The Hundred-Foot Journey starts out rather unpromisingly, with violence in India and a tyrannical father and one of those tiresome young sons who seems to be in rebellion against everything (at least everything his father suggests).

But very shortly, the family moves to rural France and sets up a restaurant across the road from Helen Mirren's five-star French restaurant, and things settle down into a relaxed, thoroughly enjoyable-- though not very exciting and pretty clichéd-- story of business competition, domestic relations, improving racial relations and absolutely gorgeous color photography of settings, people and even food, which looked as inedible to me as gourmet food always does but joins the feast of colors on the screen.
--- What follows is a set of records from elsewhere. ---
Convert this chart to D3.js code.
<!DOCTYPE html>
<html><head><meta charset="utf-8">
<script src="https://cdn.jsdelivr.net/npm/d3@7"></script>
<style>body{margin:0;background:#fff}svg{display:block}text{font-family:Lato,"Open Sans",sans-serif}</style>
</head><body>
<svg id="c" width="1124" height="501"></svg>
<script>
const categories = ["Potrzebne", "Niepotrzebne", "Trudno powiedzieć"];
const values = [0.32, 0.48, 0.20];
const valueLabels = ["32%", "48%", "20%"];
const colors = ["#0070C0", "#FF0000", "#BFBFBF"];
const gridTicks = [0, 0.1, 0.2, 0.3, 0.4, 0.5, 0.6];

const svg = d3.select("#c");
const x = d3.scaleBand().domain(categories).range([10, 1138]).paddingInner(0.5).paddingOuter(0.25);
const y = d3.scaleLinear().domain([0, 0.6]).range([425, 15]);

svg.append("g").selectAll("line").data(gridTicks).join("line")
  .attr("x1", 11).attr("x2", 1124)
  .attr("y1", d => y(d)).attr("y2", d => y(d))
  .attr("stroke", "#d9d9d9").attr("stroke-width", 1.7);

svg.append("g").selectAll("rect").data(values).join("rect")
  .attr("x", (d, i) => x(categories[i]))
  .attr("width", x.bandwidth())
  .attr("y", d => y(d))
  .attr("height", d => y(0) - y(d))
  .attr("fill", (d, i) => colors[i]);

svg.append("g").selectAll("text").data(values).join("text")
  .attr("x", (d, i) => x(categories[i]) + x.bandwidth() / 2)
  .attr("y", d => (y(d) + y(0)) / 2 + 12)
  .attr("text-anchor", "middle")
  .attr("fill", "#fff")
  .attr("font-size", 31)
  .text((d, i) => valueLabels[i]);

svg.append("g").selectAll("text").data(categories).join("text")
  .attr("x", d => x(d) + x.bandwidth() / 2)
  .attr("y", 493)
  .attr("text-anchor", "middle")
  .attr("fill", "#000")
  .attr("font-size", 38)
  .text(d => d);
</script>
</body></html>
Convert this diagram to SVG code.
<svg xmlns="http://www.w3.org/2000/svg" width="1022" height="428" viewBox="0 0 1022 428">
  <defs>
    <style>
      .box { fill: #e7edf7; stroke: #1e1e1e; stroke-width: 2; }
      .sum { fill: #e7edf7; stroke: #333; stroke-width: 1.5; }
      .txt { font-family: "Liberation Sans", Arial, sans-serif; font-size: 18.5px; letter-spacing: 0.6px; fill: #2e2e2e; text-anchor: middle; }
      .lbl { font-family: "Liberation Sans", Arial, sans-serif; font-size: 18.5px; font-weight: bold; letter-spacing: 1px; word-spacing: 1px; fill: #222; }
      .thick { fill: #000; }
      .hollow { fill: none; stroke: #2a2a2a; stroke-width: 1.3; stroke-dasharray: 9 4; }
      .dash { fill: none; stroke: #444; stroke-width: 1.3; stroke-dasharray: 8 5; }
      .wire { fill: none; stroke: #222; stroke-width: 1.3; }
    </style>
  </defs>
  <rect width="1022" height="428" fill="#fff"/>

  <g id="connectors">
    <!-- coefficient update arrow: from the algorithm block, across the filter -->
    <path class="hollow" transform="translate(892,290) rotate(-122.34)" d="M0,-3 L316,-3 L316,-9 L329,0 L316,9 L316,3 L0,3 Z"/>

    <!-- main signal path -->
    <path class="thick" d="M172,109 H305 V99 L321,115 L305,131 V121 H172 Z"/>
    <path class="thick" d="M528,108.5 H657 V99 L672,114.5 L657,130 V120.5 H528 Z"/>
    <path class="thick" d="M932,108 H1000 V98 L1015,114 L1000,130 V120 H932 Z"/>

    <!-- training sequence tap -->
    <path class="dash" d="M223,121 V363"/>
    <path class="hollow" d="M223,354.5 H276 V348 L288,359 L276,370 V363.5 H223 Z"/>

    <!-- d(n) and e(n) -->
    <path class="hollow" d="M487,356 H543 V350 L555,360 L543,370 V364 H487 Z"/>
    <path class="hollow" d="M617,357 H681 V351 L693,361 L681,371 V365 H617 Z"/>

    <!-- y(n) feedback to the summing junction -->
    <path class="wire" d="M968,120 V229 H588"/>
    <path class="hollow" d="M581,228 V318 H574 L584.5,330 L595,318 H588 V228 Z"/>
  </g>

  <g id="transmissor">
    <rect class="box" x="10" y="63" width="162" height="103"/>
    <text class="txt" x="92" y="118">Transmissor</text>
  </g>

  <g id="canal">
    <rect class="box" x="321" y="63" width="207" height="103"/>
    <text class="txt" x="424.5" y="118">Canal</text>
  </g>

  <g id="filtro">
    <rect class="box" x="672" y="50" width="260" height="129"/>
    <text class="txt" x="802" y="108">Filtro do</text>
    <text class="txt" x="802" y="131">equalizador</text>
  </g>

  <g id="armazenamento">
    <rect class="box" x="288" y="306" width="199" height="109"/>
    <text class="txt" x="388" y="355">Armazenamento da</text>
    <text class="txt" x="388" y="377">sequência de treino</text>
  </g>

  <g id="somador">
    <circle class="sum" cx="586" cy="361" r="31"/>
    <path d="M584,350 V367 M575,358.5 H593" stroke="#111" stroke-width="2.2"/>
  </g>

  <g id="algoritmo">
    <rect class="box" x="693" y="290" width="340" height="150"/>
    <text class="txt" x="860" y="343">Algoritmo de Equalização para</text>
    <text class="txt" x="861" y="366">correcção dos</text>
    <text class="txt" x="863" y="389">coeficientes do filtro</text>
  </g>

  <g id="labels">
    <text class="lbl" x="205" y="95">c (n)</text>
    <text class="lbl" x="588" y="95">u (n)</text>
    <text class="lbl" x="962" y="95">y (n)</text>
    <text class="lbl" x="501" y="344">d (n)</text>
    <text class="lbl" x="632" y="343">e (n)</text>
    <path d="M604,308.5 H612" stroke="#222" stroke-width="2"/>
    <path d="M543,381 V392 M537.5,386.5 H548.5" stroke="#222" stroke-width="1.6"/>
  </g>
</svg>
Helen Mirren does not welcome competition, especially from a gaggle of furriners. But she turns out to be a reasonable woman who will compete ferociously within legitimate rules, but gets furious and changes sides when some of her supporters go beyond the rules. The obnoxious son morphs into a champion chef and an inevitable suitor for Mirren's pretty daughter, who seems to have no racial feelings at all.

These people are all too reasonable to turn anything into high drama. The Hundred-Foot Journey is a two-hour escape into the world as you wish it was, with likeable characters behaving predictably but the way people should.

Helen Mirren is probably the only star you know, but the father, Om Puri, is as big a name internationally as she is, and everybody does a good job-- especially the photographer, Linus Sandgren. I cannot think of another movie as visually enchanting as The Hundred-Foot Journey. Even the food.